Nothing outside the range from the line with "Reproduce this diagram with TikZ." to the line with "(bot) at (305.5,307.5)" belongs in the copy, and no pictures do either; repeat that range exactly.

○ ○ ○ ○ ○ ○ ○

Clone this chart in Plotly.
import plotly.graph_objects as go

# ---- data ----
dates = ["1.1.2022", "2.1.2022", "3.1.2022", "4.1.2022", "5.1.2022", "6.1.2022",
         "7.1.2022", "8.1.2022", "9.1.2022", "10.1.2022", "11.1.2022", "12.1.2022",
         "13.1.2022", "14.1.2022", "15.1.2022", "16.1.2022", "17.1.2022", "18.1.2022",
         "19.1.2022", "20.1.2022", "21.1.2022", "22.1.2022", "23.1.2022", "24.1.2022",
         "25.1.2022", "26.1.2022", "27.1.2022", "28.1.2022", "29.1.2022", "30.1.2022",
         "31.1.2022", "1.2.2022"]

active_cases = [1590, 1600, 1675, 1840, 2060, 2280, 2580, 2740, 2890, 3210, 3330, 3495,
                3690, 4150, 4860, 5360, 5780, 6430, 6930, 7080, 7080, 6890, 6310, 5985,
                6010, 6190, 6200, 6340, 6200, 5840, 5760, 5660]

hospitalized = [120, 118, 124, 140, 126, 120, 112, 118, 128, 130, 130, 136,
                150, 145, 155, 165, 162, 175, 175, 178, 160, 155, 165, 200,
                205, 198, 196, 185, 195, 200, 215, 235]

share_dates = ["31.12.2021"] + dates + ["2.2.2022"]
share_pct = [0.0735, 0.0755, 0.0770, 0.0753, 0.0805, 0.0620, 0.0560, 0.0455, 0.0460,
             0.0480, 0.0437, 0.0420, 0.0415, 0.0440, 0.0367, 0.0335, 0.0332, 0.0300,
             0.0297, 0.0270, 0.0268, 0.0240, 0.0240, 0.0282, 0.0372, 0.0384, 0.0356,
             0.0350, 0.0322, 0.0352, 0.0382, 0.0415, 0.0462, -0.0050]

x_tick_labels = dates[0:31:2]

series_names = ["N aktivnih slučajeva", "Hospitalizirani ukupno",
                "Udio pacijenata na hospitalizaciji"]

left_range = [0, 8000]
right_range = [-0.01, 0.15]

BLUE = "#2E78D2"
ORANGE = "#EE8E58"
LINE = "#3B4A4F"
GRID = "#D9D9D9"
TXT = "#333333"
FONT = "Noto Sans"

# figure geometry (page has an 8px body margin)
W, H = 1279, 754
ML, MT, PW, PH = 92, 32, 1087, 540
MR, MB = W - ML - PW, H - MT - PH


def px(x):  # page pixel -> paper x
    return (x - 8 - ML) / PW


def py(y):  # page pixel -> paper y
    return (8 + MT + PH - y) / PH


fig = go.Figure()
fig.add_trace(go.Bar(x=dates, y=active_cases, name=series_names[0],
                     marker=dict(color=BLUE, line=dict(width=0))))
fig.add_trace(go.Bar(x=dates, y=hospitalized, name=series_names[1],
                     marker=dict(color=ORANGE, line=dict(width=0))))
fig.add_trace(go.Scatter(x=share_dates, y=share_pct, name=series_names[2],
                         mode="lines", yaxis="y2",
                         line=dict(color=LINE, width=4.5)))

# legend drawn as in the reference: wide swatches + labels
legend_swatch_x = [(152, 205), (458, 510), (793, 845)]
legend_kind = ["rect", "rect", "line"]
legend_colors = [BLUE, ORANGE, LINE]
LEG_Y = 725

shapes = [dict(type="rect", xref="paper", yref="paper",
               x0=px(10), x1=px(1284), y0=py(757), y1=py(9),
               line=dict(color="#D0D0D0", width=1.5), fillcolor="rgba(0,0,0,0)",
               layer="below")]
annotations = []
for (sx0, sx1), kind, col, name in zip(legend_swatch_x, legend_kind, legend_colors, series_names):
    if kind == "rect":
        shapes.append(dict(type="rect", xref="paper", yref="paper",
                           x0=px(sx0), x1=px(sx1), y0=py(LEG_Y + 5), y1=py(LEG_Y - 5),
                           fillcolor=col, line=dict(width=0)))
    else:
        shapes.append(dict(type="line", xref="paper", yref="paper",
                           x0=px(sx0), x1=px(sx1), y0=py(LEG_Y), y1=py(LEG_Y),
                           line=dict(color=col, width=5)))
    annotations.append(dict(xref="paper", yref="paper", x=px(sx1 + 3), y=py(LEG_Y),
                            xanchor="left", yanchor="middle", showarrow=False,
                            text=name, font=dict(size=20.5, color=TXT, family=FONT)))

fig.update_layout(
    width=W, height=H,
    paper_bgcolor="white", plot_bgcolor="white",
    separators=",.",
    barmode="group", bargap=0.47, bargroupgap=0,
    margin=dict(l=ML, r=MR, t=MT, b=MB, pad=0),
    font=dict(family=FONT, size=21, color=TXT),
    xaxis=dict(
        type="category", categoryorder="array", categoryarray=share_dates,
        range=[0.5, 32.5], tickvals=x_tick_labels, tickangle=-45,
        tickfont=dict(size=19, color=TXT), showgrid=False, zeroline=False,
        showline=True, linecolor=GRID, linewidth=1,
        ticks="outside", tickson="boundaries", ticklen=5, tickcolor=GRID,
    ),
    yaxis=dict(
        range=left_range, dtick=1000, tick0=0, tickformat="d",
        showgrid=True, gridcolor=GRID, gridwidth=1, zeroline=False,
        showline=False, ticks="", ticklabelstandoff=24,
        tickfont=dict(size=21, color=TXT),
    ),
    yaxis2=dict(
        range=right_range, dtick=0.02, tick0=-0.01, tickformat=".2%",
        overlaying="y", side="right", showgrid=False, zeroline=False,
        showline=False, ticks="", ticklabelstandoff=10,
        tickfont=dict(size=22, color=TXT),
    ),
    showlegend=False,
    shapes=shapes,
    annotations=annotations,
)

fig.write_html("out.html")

○ ○ ○ ○ ○ ○ ○

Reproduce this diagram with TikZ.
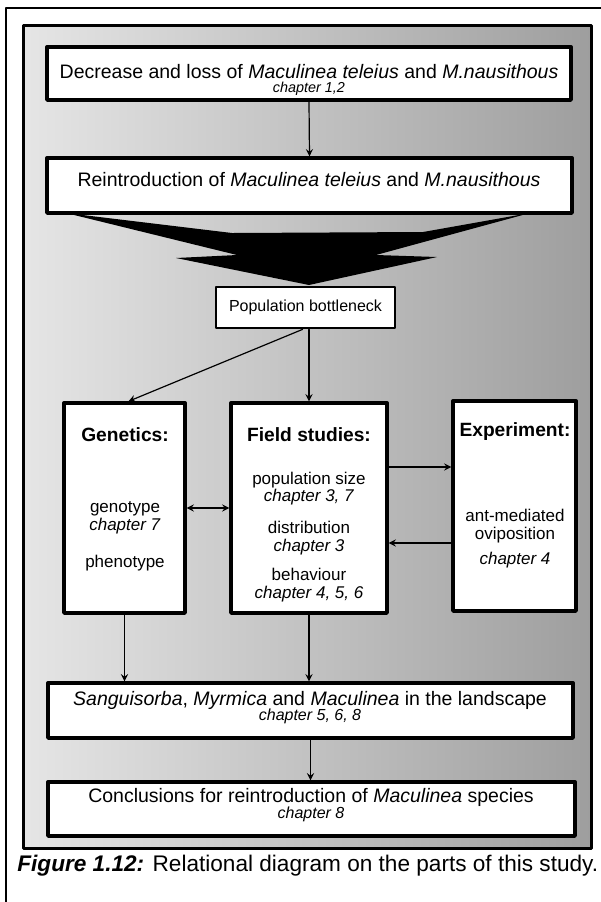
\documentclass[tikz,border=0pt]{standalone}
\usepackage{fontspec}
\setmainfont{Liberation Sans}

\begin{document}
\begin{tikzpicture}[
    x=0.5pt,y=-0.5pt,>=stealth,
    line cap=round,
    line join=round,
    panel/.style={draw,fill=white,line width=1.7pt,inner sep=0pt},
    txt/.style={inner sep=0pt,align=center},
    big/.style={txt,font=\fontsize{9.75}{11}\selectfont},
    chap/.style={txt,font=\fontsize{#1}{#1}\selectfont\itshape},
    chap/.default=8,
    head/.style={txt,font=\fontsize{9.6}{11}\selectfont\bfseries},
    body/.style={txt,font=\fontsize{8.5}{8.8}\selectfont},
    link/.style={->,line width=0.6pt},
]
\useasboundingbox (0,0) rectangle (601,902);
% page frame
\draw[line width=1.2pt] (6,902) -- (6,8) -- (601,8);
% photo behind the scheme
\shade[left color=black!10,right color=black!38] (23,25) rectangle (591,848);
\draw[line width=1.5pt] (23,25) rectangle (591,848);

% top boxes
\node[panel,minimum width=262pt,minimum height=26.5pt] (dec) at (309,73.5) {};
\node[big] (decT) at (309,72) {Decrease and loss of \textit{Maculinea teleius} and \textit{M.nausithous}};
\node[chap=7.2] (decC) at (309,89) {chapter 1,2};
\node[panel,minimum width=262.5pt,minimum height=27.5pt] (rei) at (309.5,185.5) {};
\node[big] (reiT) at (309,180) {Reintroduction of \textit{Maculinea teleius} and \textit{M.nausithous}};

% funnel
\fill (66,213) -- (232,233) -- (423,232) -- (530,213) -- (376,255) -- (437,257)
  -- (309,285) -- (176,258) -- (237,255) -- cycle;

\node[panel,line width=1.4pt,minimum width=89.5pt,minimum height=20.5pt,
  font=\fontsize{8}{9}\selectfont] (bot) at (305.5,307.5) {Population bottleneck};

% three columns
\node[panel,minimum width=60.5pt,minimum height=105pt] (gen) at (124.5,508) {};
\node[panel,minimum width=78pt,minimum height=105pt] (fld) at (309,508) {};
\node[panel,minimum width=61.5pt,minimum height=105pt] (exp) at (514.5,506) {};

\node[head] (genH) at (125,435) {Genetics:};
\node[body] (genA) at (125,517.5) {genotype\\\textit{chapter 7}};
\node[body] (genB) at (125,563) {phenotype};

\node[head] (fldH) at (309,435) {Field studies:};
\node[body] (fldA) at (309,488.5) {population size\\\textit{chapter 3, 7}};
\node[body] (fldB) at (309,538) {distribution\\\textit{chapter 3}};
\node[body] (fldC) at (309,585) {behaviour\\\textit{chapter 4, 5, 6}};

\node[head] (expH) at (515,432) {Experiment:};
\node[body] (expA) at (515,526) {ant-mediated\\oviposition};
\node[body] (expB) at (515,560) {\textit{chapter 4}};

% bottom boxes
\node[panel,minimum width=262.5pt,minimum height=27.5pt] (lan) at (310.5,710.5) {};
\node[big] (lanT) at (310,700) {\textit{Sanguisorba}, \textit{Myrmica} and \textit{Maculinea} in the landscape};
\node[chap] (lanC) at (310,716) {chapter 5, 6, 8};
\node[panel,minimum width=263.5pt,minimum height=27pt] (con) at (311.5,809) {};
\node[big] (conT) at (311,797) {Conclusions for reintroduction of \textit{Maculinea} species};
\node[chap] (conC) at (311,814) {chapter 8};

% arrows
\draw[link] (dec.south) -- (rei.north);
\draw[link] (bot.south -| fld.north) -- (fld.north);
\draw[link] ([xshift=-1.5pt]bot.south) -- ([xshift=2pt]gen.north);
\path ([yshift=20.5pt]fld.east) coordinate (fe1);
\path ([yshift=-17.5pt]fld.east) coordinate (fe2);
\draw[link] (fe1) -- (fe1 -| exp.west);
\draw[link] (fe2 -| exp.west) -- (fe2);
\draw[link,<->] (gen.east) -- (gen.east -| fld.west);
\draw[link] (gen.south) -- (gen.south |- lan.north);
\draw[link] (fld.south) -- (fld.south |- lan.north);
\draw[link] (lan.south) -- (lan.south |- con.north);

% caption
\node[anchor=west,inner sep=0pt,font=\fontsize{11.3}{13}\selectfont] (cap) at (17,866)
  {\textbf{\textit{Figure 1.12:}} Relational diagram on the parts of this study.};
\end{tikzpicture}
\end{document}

○ ○ ○ ○ ○ ○ ○

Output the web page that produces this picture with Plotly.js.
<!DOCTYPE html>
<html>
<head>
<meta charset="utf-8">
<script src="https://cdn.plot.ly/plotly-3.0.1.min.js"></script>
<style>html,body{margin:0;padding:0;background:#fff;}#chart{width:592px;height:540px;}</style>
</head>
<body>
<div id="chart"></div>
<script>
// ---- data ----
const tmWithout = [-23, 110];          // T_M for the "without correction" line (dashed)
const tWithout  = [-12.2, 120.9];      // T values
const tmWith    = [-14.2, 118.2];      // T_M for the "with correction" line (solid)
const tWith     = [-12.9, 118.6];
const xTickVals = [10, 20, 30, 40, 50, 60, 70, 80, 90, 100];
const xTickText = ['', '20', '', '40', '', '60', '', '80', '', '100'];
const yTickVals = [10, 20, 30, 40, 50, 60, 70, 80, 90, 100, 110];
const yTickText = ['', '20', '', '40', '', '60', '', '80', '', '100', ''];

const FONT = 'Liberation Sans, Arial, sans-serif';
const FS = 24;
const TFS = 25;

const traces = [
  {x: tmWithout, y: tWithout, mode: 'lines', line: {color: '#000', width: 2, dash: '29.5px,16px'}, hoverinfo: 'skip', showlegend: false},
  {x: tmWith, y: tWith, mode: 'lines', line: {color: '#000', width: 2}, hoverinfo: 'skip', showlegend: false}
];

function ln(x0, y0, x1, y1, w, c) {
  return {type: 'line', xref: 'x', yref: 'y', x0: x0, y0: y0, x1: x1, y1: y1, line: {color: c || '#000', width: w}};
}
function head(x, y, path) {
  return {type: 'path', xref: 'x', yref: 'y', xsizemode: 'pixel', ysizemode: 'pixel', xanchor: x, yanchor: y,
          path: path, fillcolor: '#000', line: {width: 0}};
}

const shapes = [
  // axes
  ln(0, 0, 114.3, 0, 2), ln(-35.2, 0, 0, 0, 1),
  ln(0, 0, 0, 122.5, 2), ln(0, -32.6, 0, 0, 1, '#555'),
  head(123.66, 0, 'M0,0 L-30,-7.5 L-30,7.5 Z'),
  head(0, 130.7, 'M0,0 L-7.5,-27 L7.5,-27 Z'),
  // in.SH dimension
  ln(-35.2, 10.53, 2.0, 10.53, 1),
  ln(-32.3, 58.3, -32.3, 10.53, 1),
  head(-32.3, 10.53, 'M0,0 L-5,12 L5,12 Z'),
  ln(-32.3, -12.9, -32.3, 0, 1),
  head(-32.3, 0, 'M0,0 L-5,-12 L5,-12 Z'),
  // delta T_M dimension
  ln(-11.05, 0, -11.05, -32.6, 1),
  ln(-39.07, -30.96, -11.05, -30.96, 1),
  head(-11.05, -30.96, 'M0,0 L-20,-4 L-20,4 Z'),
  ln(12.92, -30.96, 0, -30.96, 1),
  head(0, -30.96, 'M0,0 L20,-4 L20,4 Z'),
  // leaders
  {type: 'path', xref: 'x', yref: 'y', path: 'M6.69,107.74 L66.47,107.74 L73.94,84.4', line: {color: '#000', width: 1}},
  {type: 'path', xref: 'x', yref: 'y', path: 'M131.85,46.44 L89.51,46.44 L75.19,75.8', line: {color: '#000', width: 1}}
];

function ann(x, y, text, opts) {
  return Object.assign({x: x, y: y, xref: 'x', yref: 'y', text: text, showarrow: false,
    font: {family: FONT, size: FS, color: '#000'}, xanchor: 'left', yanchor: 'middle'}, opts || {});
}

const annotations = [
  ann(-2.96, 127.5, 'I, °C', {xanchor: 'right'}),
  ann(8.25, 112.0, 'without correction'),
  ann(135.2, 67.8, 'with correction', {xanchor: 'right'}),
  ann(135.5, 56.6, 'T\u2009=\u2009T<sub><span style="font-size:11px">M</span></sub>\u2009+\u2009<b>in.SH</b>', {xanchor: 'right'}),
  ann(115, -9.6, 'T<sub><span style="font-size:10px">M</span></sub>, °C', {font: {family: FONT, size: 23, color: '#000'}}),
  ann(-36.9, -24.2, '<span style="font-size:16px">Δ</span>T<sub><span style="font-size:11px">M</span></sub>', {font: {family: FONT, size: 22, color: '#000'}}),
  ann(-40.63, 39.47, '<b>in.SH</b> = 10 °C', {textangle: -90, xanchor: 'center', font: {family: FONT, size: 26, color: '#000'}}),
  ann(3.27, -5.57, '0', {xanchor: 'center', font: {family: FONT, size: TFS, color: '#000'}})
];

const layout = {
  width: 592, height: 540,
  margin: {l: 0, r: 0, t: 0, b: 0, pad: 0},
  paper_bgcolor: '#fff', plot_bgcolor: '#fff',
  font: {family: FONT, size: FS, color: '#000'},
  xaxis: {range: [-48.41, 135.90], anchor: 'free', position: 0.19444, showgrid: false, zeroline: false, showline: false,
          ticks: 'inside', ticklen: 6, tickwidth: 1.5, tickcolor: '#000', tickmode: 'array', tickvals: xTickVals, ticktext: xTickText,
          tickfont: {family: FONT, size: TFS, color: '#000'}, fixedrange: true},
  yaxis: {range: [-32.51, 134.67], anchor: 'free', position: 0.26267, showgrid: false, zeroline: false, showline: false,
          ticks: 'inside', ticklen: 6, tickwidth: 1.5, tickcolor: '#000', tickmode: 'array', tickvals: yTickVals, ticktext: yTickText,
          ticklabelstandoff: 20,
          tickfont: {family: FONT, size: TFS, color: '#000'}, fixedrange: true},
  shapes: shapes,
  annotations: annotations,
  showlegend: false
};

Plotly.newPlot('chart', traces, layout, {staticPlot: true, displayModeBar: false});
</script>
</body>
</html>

○ ○ ○ ○ ○ ○ ○

» **ANSWER TO THE TASK**
Reproduce this diagram with TikZ.
\documentclass[tikz,border=0pt]{standalone}
\usepackage{fontspec}
\setmainfont{Liberation Sans}

\begin{document}
\begin{tikzpicture}[
    x=0.5pt,y=-0.5pt,>=stealth,
    line cap=round,
    line join=round,
    panel/.style={draw,fill=white,line width=1.7pt,inner sep=0pt},
    txt/.style={inner sep=0pt,align=center},
    big/.style={txt,font=\fontsize{9.75}{11}\selectfont},
    chap/.style={txt,font=\fontsize{#1}{#1}\selectfont\itshape},
    chap/.default=8,
    head/.style={txt,font=\fontsize{9.6}{11}\selectfont\bfseries},
    body/.style={txt,font=\fontsize{8.5}{8.8}\selectfont},
    link/.style={->,line width=0.6pt},
]
\useasboundingbox (0,0) rectangle (601,902);
% page frame
\draw[line width=1.2pt] (6,902) -- (6,8) -- (601,8);
% photo behind the scheme
\shade[left color=black!10,right color=black!38] (23,25) rectangle (591,848);
\draw[line width=1.5pt] (23,25) rectangle (591,848);

% top boxes
\node[panel,minimum width=262pt,minimum height=26.5pt] (dec) at (309,73.5) {};
\node[big] (decT) at (309,72) {Decrease and loss of \textit{Maculinea teleius} and \textit{M.nausithous}};
\node[chap=7.2] (decC) at (309,89) {chapter 1,2};
\node[panel,minimum width=262.5pt,minimum height=27.5pt] (rei) at (309.5,185.5) {};
\node[big] (reiT) at (309,180) {Reintroduction of \textit{Maculinea teleius} and \textit{M.nausithous}};

% funnel
\fill (66,213) -- (232,233) -- (423,232) -- (530,213) -- (376,255) -- (437,257)
  -- (309,285) -- (176,258) -- (237,255) -- cycle;

\node[panel,line width=1.4pt,minimum width=89.5pt,minimum height=20.5pt,
  font=\fontsize{8}{9}\selectfont] (bot) at (305.5,307.5) {Population bottleneck};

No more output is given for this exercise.